Elasticity also reveals whether firms can pass higher costs that they incur on to consumers. Addictive substances, for which demand is inelastic, are products for which producers can pass higher costs on to consumers. For example, the demand for cigarettes is relatively inelastic among regular smokers who are somewhat addicted. Economic research suggests that increasing cigarette prices by 10% leads to about a 3% reduction in the quantity of cigarettes that adults smoke, so the elasticity of demand for cigarettes is 0.3. If society increases taxes on companies that produce cigarettes, the result will be, as in Figure (a), that the supply curve shifts from S0 to S1. However, as the equilibrium moves from E0 to E1, governments mainly pass along these taxes to consumers in the form of higher prices. These higher taxes on cigarettes will raise tax revenue for the government, but they will not much affect the quantity of smoking.

If the goal is to reduce the quantity of cigarettes demanded, we must achieve it by shifting this inelastic demand back to the left, perhaps with public programs to discourage cigarette use or to help people to quit. For example, anti-smoking advertising campaigns have shown some ability to reduce smoking. However, if cigarette demand were more elastic, as in Figure (b), then an increase in taxes that shifts supply from S0 to S1 and equilibrium from E0 to E1 would reduce the quantity of cigarettes smoked substantially. Youth smoking seems to be more elastic than adult smoking—that is, the quantity of youth smoking will fall by a greater percentage than the quantity of adult smoking in response to a given percentage increase in price.

These two graphs show how a supply shift affects price and quantity.

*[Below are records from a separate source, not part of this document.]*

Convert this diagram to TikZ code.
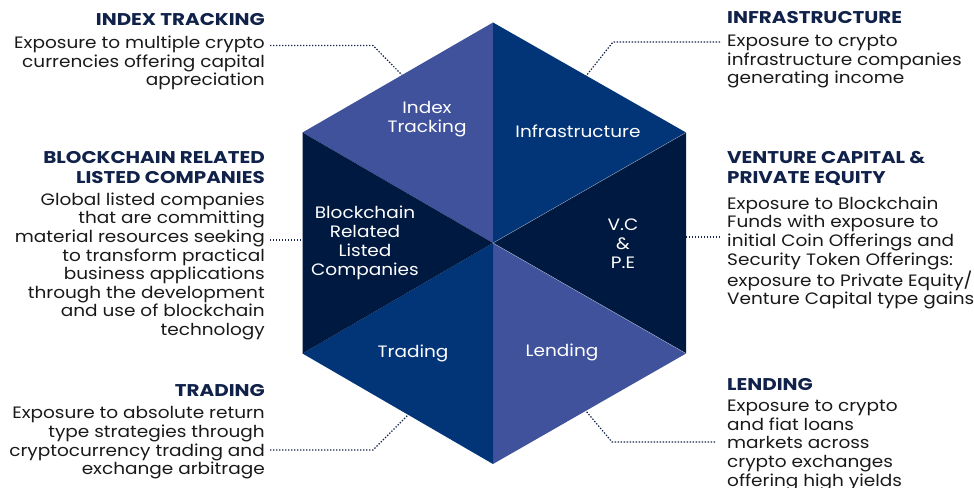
\documentclass[tikz,border=0pt]{standalone}
\usepackage{fontspec}
\setmainfont{Poppins}[FakeStretch=1.12]
\newfontfamily\headfont{Poppins}[FakeStretch=1.17]
\definecolor{hexlight}{RGB}{64,82,155}
\definecolor{hexmid}{RGB}{2,52,120}
\definecolor{hexdark}{RGB}{0,25,64}
\definecolor{headcol}{RGB}{16,33,74}
\definecolor{bodycol}{RGB}{25,25,25}
\definecolor{dotcol}{RGB}{20,35,75}
\begin{document}
\begin{tikzpicture}[x=1pt,y=-1pt,
  head/.style={font=\headfont\fontsize{17}{20}\selectfont\bfseries, text=headcol, inner sep=0pt},
  body/.style={font=\fontsize{16.5}{18.6}\selectfont, text=bodycol, inner sep=0pt},
  hexlabel/.style={font=\fontsize{16.5}{18.8}\selectfont, text=white, align=center, inner sep=0pt},
  leader/.style={dotcol, line width=1.2pt, dash pattern=on 1.4pt off 1.6pt},
  seam/.style={white, opacity=0.45, line width=0.5pt}]
\useasboundingbox (0,0) rectangle (974,487);
% hexagon corners
\coordinate (C) at (493,243);
\coordinate (T) at (493,22.5);
\coordinate (UR) at (686,132.5);
\coordinate (LR) at (686,353.5);
\coordinate (B) at (493,464);
\coordinate (LL) at (302.5,353.5);
\coordinate (UL) at (302.5,132.5);
% leader end points
\coordinate (idxs) at (270,45.5);
\coordinate (idxk) at (373,45.5);
\coordinate (idxe) at (402,75);
\coordinate (infs) at (720,42);
\coordinate (infk) at (613,42);
\coordinate (infe) at (586,76);
\coordinate (blks) at (270,240);
\coordinate (blke) at (303,240);
\coordinate (vcs) at (720,237);
\coordinate (vce) at (686,237);
\coordinate (trds) at (270,450);
\coordinate (trdk) at (373,450);
\coordinate (trde) at (408,415);
\coordinate (lens) at (715,442);
\coordinate (lenk) at (612,442);
\coordinate (lene) at (586,411);
% leaders
\draw[leader] (idxs) -- (idxk) -- (idxe);
\draw[leader] (infs) -- (infk) -- (infe);
\draw[leader] (blks) -- (blke);
\draw[leader] (vcs) -- (vce);
\draw[leader] (trds) -- (trdk) -- (trde);
\draw[leader] (lens) -- (lenk) -- (lene);
% hexagon
\fill[hexlight] (C) -- (UL) -- (T) -- cycle;
\fill[hexmid] (C) -- (T) -- (UR) -- cycle;
\fill[hexdark] (C) -- (UR) -- (LR) -- cycle;
\fill[hexlight] (C) -- (LR) -- (B) -- cycle;
\fill[hexmid] (C) -- (B) -- (LL) -- cycle;
\fill[hexdark] (C) -- (LL) -- (UL) -- cycle;
\draw[seam] (C) -- (UR);
\draw[seam] (C) -- (LR);
% hexagon labels
\node[hexlabel] (lidx) at (427,119.5) {Index\\Tracking};
\node[hexlabel] (linf) at (578,131) {Infrastructure};
\node[hexlabel] (lblk) at (365,243) {Blockchain\\Related\\Listed\\Companies};
\node[hexlabel] (lvc) at (623,244) {V.C\\\&\\P.E};
\node[hexlabel] (ltrd) at (413,353) {Trading};
\node[hexlabel] (llen) at (562,352) {Lending};
% left column
\node[head, anchor=base east] (hidx) at (265,26) {INDEX TRACKING};
\node[body, align=right, anchor=north east] (bidx) at (265,36) {Exposure to multiple crypto\\currencies offering capital\\appreciation};
\node[head, align=right, anchor=north east] (hblk) at (265,151.5) {BLOCKCHAIN RELATED\\LISTED COMPANIES};
\node[body, align=right, anchor=north east] (bblk) at (265,192.5) {Global listed companies\\that are committing\\material resources seeking\\to transform practical\\business applications\\through the development\\and use of blockchain\\technology};
\node[head, anchor=base east] (htrd) at (265,396.5) {TRADING};
\node[body, align=right, anchor=north east] (btrd) at (265,406.5) {Exposure to absolute return\\type strategies through\\cryptocurrency trading and\\exchange arbitrage};
% right column
\node[head, anchor=base west] (hinf) at (727,24) {INFRASTRUCTURE};
\node[body, align=left, anchor=north west] (binf) at (727,35) {Exposure to crypto\\infrastructure companies\\generating income};
\node[head, align=left, anchor=north west] (hvc) at (727,151.5) {VENTURE CAPITAL \&\\PRIVATE EQUITY};
\node[body, align=left, anchor=north west] (bvc) at (727,196.5) {Exposure to Blockchain\\Funds with exposure to\\initial Coin Offerings and\\Security Token Offerings:\\exposure to Private Equity/\\Venture Capital type gains};
\node[head, anchor=base west] (hlen) at (727,390) {LENDING};
\node[body, align=left, anchor=north west] (blen) at (727,400) {Exposure to crypto\\and fiat loans\\markets across\\crypto exchanges\\offering high yields};
\end{tikzpicture}
\end{document}
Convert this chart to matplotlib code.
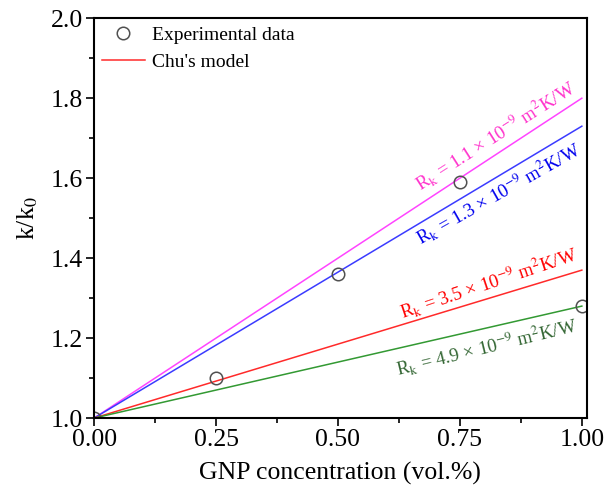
import matplotlib.pyplot as plt
from matplotlib.ticker import MultipleLocator

plt.rcParams['font.family'] = ['Liberation Serif', 'DejaVu Serif']
plt.rcParams['mathtext.fontset'] = 'stix'

# experimental data
exp_x = [0.0, 0.25, 0.50, 0.75, 1.00]
exp_y = [1.00, 1.10, 1.36, 1.59, 1.28]

# Chu's model lines (start, end)
model_x = [0.0, 1.0]
model_rk = ['1.1', '1.3', '3.5', '4.9']
model_end = [1.80, 1.73, 1.37, 1.28]
line_colors = ['#ff44ff', '#3b3bff', '#ff2a2a', '#339933']
text_colors = ['#ff33cc', '#0000ee', '#ff0000', '#336633']
text_pos = [(0.822, 1.708), (0.828, 1.562), (0.808, 1.338), (0.805, 1.178)]
text_rot = [32.5, 29.5, 18.5, 13.8]

fig = plt.figure(figsize=(6.15, 4.93), dpi=100)
ax = fig.add_axes([0.153, 0.152, 0.801, 0.811])

for end, c in zip(model_end, line_colors):
    ax.plot(model_x, [1.0, end], color=c, lw=1.1)

ax.plot(exp_x, exp_y, 'o', mfc='none', mec='#505050', ms=9, mew=1.1)

for rk, (tx, ty), rot, c in zip(model_rk, text_pos, text_rot, text_colors):
    ax.text(tx, ty, r'R$_\mathrm{k}$ = ' + rk + r' × 10$^{\mathrm{-9}}$ m$^\mathrm{2}$K/W',
            color=c, fontsize=13.6, rotation=rot, ha='center', va='center',
            rotation_mode='anchor')

# legend
ax.plot([], [], 'o', mfc='none', mec='#505050', ms=9, mew=1.1, label='Experimental data')
ax.plot([], [], color='#ff2a2a', lw=1.1, label="Chu's model")
h, l = ax.get_legend_handles_labels()
ax.legend(h[-2:], l[-2:], loc='upper left', frameon=False, fontsize=14,
          handlelength=2.2, handletextpad=0.4, borderaxespad=0.0, labelspacing=0.5)

ax.set_xlim(0, 1.01)
ax.set_ylim(1.0, 2.0)
ax.xaxis.set_minor_locator(MultipleLocator(0.125))
ax.yaxis.set_minor_locator(MultipleLocator(0.1))
ax.set_xticks([0, 0.25, 0.5, 0.75, 1.0], ['0.00', '0.25', '0.50', '0.75', '1.00'])
ax.set_yticks([1.0, 1.2, 1.4, 1.6, 1.8, 2.0], ['1.0', '1.2', '1.4', '1.6', '1.8', '2.0'])
ax.tick_params(which='both', direction='out', width=1.2, labelsize=18.5, pad=2)
ax.tick_params(which='major', length=6)
ax.tick_params(which='minor', length=3.5)
for s in ax.spines.values():
    s.set_linewidth(1.5)

ax.set_xlabel('GNP concentration (vol.%)', fontsize=18.5, labelpad=8)
ax.set_ylabel(r'k/k$_\mathrm{0}$', fontsize=18.5, labelpad=8)

plt.savefig('out.png', dpi=100)
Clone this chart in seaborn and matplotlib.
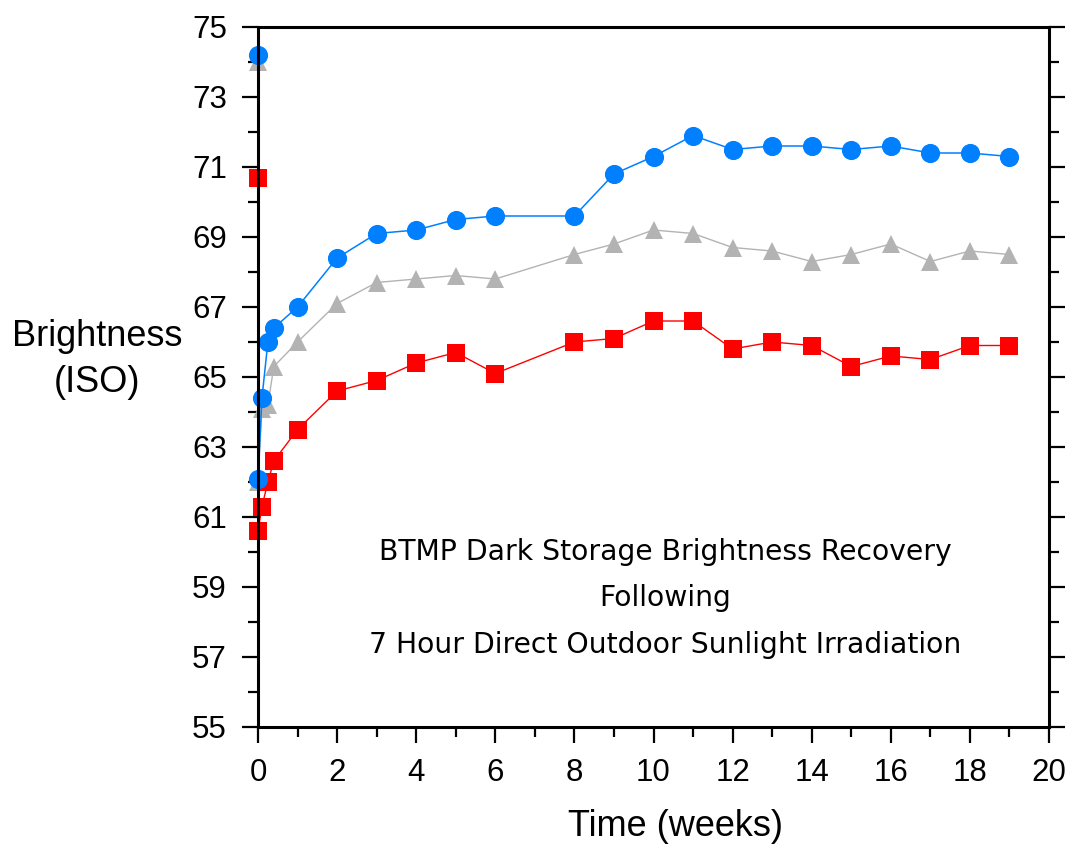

Figure (a) shows how supply shifts when demand is inelastic and figure (b) shows how supply shifts when demand is elastic.
Passing along Higher Costs to Consumers Higher costs, like a higher tax on cigarette companies for the example we gave in the text, lead supply to shift to the left. This shift is identical in (a) and (b). However, in (a), where demand is inelastic, companies largely can pass the cost increase along to consumers in the form of higher prices, without much of a decline in equilibrium quantity. In (b), demand is elastic, so the shift in supply results primarily in a lower equilibrium quantity. Consumers suffer in either case, but in (a), they suffer from paying a higher price for the same quantity, while in (b), they suffer from buying a lower quantity (and presumably needing to shift their consumption elsewhere).